Here's a huge cazuela (deep clay cooking dish with handles) of mole de fiesta (mole for a party!), another dish from the same region. The mole de fiesta was also prepared by Sra. Yolanda Garzón Acevedo of Huajuapan and is one of her specialties. It's sweeter than the chileajo amarillo. Silvana and I couldn't resist sampling both of the dishes--we polished off our shares.
Sra. Ivette Morán, the wife of Oaxaca's governor, tastes the mole de fiesta as cocinera tradicional Yolanda Garzón Acevedo watches to see how she likes it. Was there any doubt? Sra. Morán's eyes all but rolled back in her head from pleasure.

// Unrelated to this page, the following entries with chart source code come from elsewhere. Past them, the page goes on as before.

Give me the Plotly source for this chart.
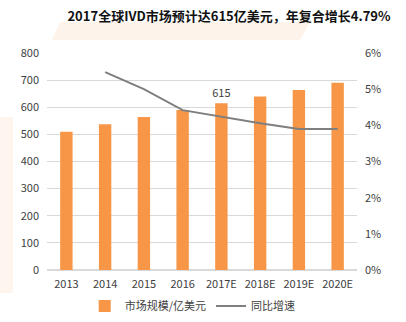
import plotly.graph_objects as go

years = ["2013", "2014", "2015", "2016", "2017E", "2018E", "2019E", "2020E"]
market = [510, 537, 564, 590, 615, 640, 664, 690]
growth_years = ["2014", "2015", "2016", "2017E", "2018E", "2019E", "2020E"]
growth = [5.47, 5.0, 4.42, 4.23, 4.06, 3.9, 3.9]
bar_labels = ["", "", "", "", "615", "", "", ""]

font_cjk = "Noto Sans CJK SC, Noto Sans, sans-serif"

fig = go.Figure()
fig.add_trace(go.Bar(
    x=years, y=market, name="市场规模/亿美元",
    marker=dict(color="#F79646", line=dict(width=0)),
    text=bar_labels, textposition="outside", constraintext="none",
    textfont=dict(size=11, color="#404040"),
    cliponaxis=False, width=0.32,
))
fig.add_trace(go.Scatter(
    x=growth_years, y=growth, name="同比增速", yaxis="y2",
    mode="lines", line=dict(color="#7F7F7F", width=2),
))

fig.update_layout(
    width=406, height=322,
    margin=dict(l=47, r=49, t=53, b=52, autoexpand=False),
    paper_bgcolor="white", plot_bgcolor="white",
    font=dict(family=font_cjk, size=11, color="#404040"),
    showlegend=True,
    legend=dict(orientation="h", x=0.47, xanchor="center",
                y=1-306/322, yanchor="middle", yref="container",
                font=dict(size=11, color="#404040")),
    xaxis=dict(showgrid=False, showline=False, ticks="", tickfont=dict(size=11),
               ticklabelstandoff=6),
    yaxis=dict(range=[0, 800], dtick=100, showgrid=True, gridcolor="#D9D9D9",
               gridwidth=1, zeroline=True, zerolinecolor="#D9D9D9", showline=False,
               ticks="", tickfont=dict(size=11), ticklabelstandoff=7),
    yaxis2=dict(range=[0, 6], dtick=1, overlaying="y", side="right",
                ticksuffix="%", showgrid=False, zeroline=False, showline=False,
                ticks="", tickfont=dict(size=11), ticklabelstandoff=7),
    title=dict(text="<b>2017全球IVD市场预计达615亿美元，年复合增长4.79%</b>",
               x=229/406, xanchor="center", y=1-16/322, yanchor="middle",
               xref="container", yref="container",
               font=dict(family=font_cjk, size=13, color="#111111")),
    shapes=[
        dict(type="path", xref="paper", yref="paper", layer="below",
             path="M {},{} L {},{} L {},{} L {},{} Z".format(
                 (60-47)/310, (270-22)/217, (310-47)/310, (270-22)/217,
                 (300-47)/310, (270-40)/217, (52-47)/310, (270-40)/217),
             fillcolor="#FDF3EA", line=dict(width=0)),
        dict(type="rect", xref="paper", yref="paper", layer="below",
             x0=-47/310, x1=-34/310, y0=(270-293)/217, y1=(270-117)/217,
             fillcolor="#FDF5EE", line=dict(width=0)),
    ],
)

fig.write_html("out.html")
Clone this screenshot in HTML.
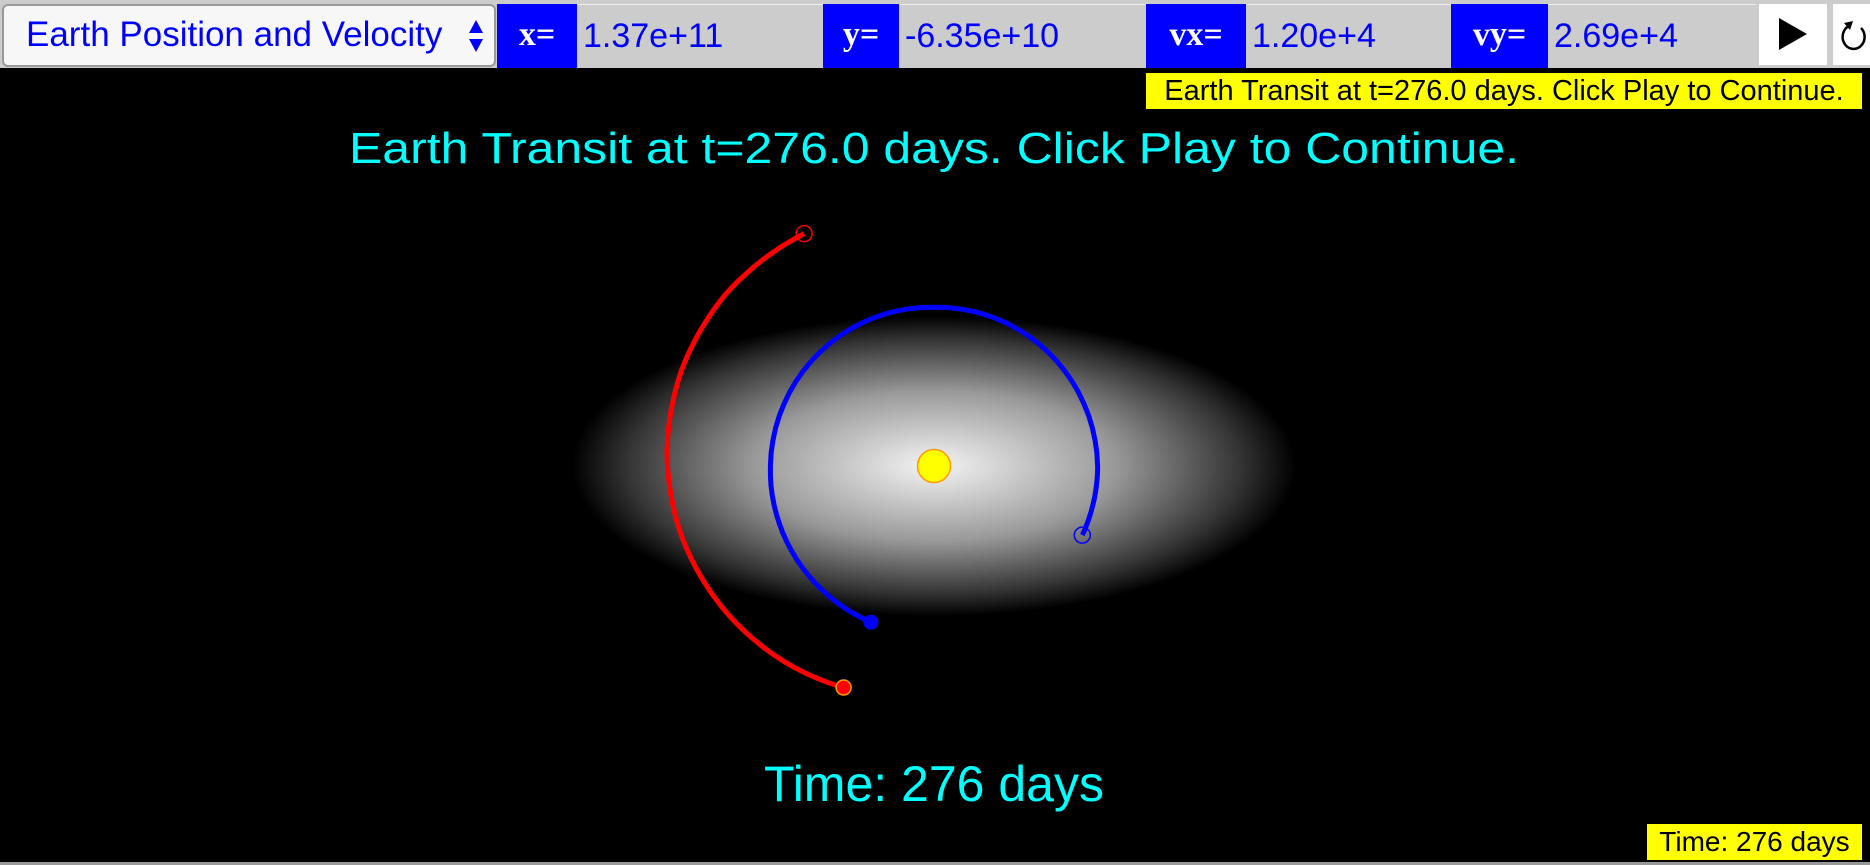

In the market section of the Encuentro, inside the Instituto de Bellas Artes (Fine Arts School) at the side of the Plaza de la Danza, the organizers had mounted a large selection of seasonal products--everything from amaranth products to this beautiful pitaya (cactus fruit). These fruits, about the size of a tennis ball, can be wine red, green, or purple inside. Their consistency is similar to watermelon, they are just that juicy, and are marvelously sweet.
You can't guess, not in a million years, what this is: a tamal oaxaqueño de tichinda. It's a tamal (the singular form of the word tamales--one tamal, two tamales) made with tichinda (sweet-water mussels--shell and all--mixed into the masa (corn dough) for the tamales. The women who make these tamales go out into the water to gather the mussels, then clean them, make the masa, and wrap this tamal Oaxaqueño in banana leaves; these were prepared by cocinera tradicional Sra. Elena Tapia Flores, from coastal San Juan Jimaltepec. Another style is wrapped in dried and rehydrated totomoxtle (corn husks). Both are wonderful. At the Encuentro last year, I ate tichindas en caldo de frijol (sweet water mussels in bean broth), because by the time I got around to that, the tamales were sold out. This year, I was determined to try the tamales.
At the end of the Encuentro's opening day, a sated and sleepy-eyed group of friends gathered on the rooftop patio of another friend's home in Oaxaca's Centro Histórico. Her plumeria (also known in Oaxaca as guechachi, also known as May flower), was in full, fragrant bloom. We breathed in the perfume, drank some mezcal, nibbled a peanut or two, and talked well into the evening.